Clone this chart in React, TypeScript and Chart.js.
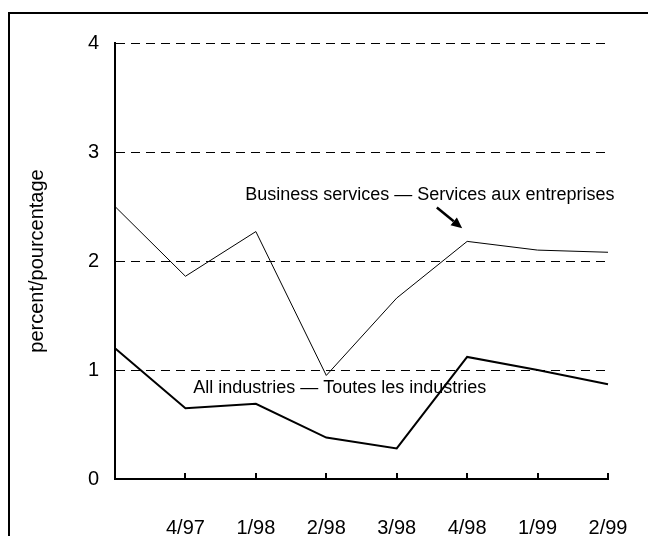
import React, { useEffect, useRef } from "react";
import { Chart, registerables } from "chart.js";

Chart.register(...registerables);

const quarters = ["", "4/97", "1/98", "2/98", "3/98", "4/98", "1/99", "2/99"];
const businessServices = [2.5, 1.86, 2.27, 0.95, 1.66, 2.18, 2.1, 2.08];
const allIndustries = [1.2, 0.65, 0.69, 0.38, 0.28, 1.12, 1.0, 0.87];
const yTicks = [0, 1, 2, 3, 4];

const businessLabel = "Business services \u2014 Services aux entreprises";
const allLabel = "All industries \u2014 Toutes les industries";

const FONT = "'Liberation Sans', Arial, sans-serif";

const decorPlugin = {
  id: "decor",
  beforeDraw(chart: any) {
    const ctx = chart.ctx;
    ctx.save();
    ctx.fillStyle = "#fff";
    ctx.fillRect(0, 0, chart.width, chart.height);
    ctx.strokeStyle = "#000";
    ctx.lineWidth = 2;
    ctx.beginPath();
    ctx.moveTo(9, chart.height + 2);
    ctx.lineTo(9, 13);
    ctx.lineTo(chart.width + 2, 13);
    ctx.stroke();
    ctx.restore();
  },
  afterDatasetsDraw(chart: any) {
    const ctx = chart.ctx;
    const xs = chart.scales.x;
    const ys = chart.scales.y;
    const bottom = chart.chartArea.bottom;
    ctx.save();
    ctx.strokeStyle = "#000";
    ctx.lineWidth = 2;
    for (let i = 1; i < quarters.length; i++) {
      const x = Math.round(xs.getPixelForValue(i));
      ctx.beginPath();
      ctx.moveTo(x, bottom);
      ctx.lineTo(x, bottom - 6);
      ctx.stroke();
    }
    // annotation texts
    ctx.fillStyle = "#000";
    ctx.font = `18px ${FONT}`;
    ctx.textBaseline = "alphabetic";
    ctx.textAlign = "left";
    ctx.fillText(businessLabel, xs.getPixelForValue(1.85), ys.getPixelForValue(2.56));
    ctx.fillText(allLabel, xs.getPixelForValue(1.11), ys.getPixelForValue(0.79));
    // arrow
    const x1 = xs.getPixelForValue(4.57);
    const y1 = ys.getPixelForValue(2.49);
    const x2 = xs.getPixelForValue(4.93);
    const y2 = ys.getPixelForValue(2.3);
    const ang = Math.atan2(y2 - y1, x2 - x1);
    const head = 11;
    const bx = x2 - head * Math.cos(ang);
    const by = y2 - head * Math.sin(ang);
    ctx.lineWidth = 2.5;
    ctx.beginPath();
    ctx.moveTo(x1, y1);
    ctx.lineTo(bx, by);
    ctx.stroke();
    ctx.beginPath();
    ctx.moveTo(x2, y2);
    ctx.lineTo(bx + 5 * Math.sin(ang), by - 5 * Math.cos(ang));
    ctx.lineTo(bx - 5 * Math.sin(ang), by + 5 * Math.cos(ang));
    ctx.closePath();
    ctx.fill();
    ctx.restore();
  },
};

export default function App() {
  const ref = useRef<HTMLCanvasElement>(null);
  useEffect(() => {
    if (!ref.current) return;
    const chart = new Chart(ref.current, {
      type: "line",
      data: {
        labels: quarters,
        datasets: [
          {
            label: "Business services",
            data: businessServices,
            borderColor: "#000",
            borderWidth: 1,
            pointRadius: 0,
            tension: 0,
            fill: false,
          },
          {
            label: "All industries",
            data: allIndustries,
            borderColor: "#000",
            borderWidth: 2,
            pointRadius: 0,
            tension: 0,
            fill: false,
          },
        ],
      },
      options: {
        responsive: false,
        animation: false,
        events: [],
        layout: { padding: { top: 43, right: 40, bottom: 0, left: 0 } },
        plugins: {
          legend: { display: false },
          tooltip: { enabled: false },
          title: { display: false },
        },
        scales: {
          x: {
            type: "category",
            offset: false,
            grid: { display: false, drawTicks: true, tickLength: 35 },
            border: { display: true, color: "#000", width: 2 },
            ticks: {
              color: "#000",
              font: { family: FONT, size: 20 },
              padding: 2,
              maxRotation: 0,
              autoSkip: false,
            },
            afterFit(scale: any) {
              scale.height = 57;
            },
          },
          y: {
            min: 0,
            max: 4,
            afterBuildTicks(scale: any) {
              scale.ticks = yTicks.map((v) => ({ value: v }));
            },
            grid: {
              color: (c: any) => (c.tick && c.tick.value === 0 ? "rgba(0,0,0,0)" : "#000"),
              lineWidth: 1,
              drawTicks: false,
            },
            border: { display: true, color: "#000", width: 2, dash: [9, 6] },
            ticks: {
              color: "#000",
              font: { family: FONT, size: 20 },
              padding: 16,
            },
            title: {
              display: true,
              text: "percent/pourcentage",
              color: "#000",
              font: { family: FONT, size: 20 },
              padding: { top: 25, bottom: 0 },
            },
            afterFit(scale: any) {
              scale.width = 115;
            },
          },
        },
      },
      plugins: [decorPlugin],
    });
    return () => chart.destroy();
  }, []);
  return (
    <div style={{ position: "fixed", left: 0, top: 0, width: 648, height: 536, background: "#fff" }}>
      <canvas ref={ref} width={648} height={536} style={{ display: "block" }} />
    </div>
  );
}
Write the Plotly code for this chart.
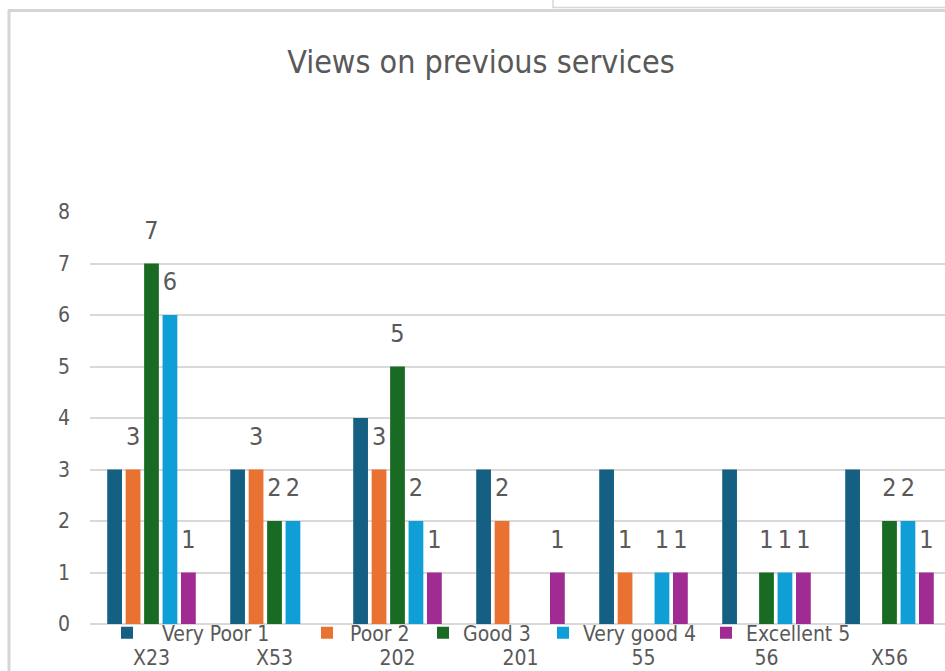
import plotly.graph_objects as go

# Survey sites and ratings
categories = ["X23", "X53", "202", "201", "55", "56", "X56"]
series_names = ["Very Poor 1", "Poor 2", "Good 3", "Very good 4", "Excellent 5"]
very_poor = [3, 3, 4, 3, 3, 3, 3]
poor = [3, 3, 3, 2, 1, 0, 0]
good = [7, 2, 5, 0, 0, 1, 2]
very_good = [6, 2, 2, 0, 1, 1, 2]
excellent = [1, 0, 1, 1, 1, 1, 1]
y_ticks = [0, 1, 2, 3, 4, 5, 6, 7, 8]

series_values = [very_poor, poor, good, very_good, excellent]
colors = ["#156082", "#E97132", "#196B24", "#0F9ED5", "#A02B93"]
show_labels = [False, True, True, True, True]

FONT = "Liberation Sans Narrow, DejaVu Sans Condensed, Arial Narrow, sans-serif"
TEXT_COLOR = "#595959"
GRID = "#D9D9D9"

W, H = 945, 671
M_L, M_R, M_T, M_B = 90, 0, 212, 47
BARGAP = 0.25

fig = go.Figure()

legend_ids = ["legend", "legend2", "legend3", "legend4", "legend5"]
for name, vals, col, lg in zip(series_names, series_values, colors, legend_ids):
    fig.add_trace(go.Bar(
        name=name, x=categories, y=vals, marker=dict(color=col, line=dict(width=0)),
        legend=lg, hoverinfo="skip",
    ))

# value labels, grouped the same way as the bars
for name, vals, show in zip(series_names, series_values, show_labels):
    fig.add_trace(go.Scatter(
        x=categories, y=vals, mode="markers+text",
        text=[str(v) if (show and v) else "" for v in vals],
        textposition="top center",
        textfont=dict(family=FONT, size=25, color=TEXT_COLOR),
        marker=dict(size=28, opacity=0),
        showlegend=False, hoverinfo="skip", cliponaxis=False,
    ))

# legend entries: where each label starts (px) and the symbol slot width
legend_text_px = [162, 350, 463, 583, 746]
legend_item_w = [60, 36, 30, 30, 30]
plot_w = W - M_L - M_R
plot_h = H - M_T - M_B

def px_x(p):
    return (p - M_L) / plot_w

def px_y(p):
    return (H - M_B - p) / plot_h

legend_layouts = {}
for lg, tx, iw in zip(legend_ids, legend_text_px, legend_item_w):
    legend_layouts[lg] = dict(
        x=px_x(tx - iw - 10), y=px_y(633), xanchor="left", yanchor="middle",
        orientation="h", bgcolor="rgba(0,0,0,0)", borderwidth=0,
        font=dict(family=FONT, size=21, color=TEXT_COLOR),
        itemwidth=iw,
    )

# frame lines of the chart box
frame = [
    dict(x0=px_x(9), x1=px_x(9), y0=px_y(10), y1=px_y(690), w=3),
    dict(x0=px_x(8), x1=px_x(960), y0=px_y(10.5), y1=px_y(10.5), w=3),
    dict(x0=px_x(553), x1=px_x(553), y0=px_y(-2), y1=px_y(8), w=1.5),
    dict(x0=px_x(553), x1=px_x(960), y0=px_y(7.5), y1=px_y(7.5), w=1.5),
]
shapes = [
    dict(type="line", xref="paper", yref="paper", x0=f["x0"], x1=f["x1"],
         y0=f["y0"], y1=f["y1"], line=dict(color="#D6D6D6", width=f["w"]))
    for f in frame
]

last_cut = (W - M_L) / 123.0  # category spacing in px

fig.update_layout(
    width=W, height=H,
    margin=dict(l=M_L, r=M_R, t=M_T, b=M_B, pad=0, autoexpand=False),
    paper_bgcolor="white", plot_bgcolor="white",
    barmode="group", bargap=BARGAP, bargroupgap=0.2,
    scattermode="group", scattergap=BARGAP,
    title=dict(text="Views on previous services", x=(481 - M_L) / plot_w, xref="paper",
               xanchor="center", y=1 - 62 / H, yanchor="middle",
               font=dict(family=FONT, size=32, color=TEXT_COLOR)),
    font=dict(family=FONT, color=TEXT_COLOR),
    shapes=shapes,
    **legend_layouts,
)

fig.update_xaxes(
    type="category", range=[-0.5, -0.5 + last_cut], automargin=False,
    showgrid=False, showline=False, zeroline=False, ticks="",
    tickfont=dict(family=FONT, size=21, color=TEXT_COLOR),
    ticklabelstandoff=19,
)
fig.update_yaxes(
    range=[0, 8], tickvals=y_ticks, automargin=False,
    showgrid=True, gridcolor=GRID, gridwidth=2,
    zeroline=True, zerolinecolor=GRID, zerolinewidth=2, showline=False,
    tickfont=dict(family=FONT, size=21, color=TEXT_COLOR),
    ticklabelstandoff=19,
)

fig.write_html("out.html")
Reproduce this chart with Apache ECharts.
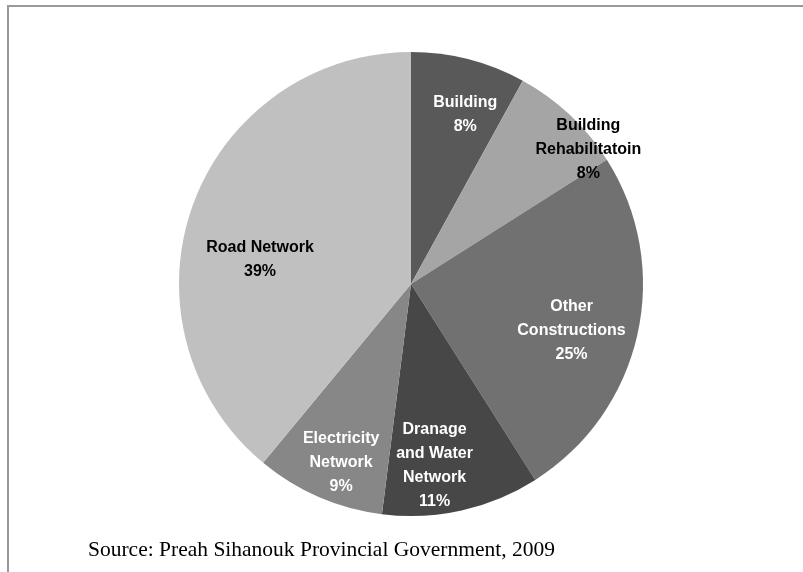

★ ★ ★ ★ ★ ★ ★

**Exercise directions**
Where a line above contains the word "React", copy that line.

**Reply to the exercise**
Clone this chart in React, TypeScript and Chart.js.
import React, { useEffect, useRef } from "react";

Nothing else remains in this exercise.